Still, Ocampo went on to acknowledge Lerma’s addendum, that Castiñeira’s son Francisco Vazquez Gayoso and wife Maria Nuñez Rodriguez remained childless, and that the widow Maria eventually divided their estate, including the boceto, among relatives.

Also among the heirlooms were a painting by Hidalgo and the second of seven versions of Luna’s “España y Filipinas” series of paintings that now hangs in the National Gallery of Singapore.

Ocampo said that unlike the boceto, the Luna painting in Singapore “comes with incontestable visual history.”

He said an image of the painting in Singapore “was reproduced with commentary in the magazine ‘La Ilustracion Artistica’ of Dec. 13, 1996.”

Ocampo also noted that an actual photograph of the “unfinished painting on an easel was also published in ‘Catalogue des Photographes Editeurs. Madrid Calle de Narciso Serra 5 (Pacifico) Serie A. IV. Oevres de Peinture et de Sculptures des artistes modernes 1896.”

The historian implied it works against Lerma that the pictures, “together with historical documentation, trace the painting’s ownership way back to the eccentric Filipino expatriate in Madrid, Pedro Alejandro Paterno (1857-1911), who was a friend and patron of Luna.”
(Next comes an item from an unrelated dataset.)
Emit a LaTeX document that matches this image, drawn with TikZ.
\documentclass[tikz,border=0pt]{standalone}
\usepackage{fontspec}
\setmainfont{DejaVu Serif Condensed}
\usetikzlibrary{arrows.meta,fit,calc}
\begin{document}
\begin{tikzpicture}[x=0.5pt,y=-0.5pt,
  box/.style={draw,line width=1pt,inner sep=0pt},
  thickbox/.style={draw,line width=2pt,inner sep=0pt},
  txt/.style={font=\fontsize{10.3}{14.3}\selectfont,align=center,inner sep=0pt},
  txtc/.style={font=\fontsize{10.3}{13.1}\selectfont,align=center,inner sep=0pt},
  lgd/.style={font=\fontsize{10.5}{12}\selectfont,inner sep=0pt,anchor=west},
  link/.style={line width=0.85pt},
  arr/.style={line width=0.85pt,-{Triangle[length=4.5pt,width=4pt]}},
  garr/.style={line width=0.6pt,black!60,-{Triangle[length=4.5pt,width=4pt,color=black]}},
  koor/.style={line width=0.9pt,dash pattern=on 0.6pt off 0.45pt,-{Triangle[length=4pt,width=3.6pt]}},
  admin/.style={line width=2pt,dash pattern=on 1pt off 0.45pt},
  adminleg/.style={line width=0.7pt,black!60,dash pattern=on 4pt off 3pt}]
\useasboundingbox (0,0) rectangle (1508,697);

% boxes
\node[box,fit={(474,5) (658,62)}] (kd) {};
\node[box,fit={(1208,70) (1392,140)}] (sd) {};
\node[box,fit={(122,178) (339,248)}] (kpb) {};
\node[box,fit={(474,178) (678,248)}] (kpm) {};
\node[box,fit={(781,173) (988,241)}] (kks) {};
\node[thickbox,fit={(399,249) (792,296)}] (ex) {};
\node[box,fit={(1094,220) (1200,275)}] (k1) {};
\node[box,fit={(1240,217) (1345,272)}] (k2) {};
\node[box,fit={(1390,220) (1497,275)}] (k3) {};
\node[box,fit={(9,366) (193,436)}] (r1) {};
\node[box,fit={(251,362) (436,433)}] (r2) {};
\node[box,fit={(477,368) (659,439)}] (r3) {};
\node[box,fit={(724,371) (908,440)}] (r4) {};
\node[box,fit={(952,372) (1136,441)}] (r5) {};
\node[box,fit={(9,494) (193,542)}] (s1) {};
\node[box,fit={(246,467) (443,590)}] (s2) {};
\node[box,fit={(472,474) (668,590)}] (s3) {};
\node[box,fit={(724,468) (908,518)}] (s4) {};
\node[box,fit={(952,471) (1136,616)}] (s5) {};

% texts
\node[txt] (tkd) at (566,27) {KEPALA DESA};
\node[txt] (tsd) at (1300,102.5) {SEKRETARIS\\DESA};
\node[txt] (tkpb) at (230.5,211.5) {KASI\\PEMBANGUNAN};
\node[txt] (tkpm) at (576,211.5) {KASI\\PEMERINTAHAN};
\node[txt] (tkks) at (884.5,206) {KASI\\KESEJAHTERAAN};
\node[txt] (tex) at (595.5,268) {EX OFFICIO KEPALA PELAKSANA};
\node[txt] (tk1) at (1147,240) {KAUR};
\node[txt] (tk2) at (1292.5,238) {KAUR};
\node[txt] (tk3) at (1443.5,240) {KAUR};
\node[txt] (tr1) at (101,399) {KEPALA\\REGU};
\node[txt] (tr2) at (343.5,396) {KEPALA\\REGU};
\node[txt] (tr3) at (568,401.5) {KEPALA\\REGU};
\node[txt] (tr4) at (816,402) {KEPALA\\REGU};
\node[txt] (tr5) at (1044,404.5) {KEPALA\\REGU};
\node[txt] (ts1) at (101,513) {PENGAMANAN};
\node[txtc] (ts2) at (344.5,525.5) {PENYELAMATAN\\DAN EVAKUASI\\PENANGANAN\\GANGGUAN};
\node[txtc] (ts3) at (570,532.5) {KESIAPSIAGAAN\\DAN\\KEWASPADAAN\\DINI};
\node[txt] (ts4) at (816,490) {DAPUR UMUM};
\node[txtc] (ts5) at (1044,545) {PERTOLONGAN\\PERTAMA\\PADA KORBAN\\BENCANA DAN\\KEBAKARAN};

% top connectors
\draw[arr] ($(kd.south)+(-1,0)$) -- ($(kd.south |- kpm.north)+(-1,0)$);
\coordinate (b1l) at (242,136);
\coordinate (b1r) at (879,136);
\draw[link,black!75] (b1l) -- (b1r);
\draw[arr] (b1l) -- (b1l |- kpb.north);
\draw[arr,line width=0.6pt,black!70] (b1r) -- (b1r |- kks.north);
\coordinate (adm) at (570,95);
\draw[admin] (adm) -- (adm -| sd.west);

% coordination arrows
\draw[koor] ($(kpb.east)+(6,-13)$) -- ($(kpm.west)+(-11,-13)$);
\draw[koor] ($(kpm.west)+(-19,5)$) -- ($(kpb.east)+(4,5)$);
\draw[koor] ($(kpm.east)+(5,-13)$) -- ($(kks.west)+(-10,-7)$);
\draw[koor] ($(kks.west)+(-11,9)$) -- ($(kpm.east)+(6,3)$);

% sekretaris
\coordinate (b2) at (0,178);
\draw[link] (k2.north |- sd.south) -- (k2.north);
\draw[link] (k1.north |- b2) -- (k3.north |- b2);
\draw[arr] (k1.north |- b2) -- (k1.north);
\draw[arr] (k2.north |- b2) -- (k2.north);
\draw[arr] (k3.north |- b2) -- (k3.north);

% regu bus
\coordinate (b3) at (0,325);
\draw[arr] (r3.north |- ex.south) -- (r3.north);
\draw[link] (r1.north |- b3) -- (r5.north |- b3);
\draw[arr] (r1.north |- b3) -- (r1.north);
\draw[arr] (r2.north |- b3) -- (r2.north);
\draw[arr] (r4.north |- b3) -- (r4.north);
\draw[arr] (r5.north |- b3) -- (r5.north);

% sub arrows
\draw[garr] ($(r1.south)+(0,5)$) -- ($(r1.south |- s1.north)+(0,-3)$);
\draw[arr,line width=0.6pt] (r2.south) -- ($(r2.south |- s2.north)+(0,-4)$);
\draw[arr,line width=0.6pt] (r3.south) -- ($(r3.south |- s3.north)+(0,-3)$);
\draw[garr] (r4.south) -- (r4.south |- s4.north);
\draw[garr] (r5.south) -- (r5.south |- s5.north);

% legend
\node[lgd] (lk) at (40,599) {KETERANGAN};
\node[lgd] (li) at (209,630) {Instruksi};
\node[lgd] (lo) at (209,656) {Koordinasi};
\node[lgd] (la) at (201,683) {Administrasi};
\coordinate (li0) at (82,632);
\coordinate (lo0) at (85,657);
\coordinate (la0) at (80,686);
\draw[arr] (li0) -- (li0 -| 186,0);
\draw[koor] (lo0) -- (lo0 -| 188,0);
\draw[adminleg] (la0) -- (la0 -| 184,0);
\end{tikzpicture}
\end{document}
Sought for comment, Salcedo Auctions sent a text message saying that while it is “aligned that further forensic evaluation is necessary, we remain confident that the work is an original and authentic work by Juan Luna y Novicio on the basis of its strong provenance, documentation, art historical context, artistic style and scientific evidence.”

It also asserted that “a side-by-side comparison of sections from the original painting now at the National Museum and the artwork that had surfaced shows many similarities as well as marked differences between the terms of brushwork and finish, not to mention the addition (or subtraction) of details, the shifting of forms within each composition, and changes in hues and tones—qualities that can be explained by understanding the nature of the work that was being presented, the artist having clearly inscribed this work as a “boceto” or study.”

At the media presentation, Lerma invited journalists to examine the signature at the bottom right side of the boceto.

There was an inscription that says “SPOLIARIVM = boceto” followed by an upside down heart with a dot under the right curve and a capital T with a wavy tail.

The last inscription was “LVNA = 1883.”

Lerma said artists usually sign only their final works, not bocetos.  The one from Sarria, Spain had a signature done in “an unhesitating manner, in flowing penmanship,” he added.

The Salcedo Auctions director said he later learned the inscriptions are baybayin glyphs used by pre-Hispanic natives that when translated mean “BU” and “LA” that put together is the the Spanish word for moon.  Luna was an Ilocano.

Lerma even quoted Ocampo as saying Luna had at least two other works that carried baybayin glyphs.

The Inquirer columnist meanwhile, said Lerma has several days “to find a 19th century photograph of the painting, or a connection between the painting and Paterno, or Paterno’s Spanish wife.”

“His other problem,” Ocampo added, “is that authenticity might incite heritage advocates to rally for the acquisition or appropriation of the boceto for the nation,” instead of a record-breaking sale.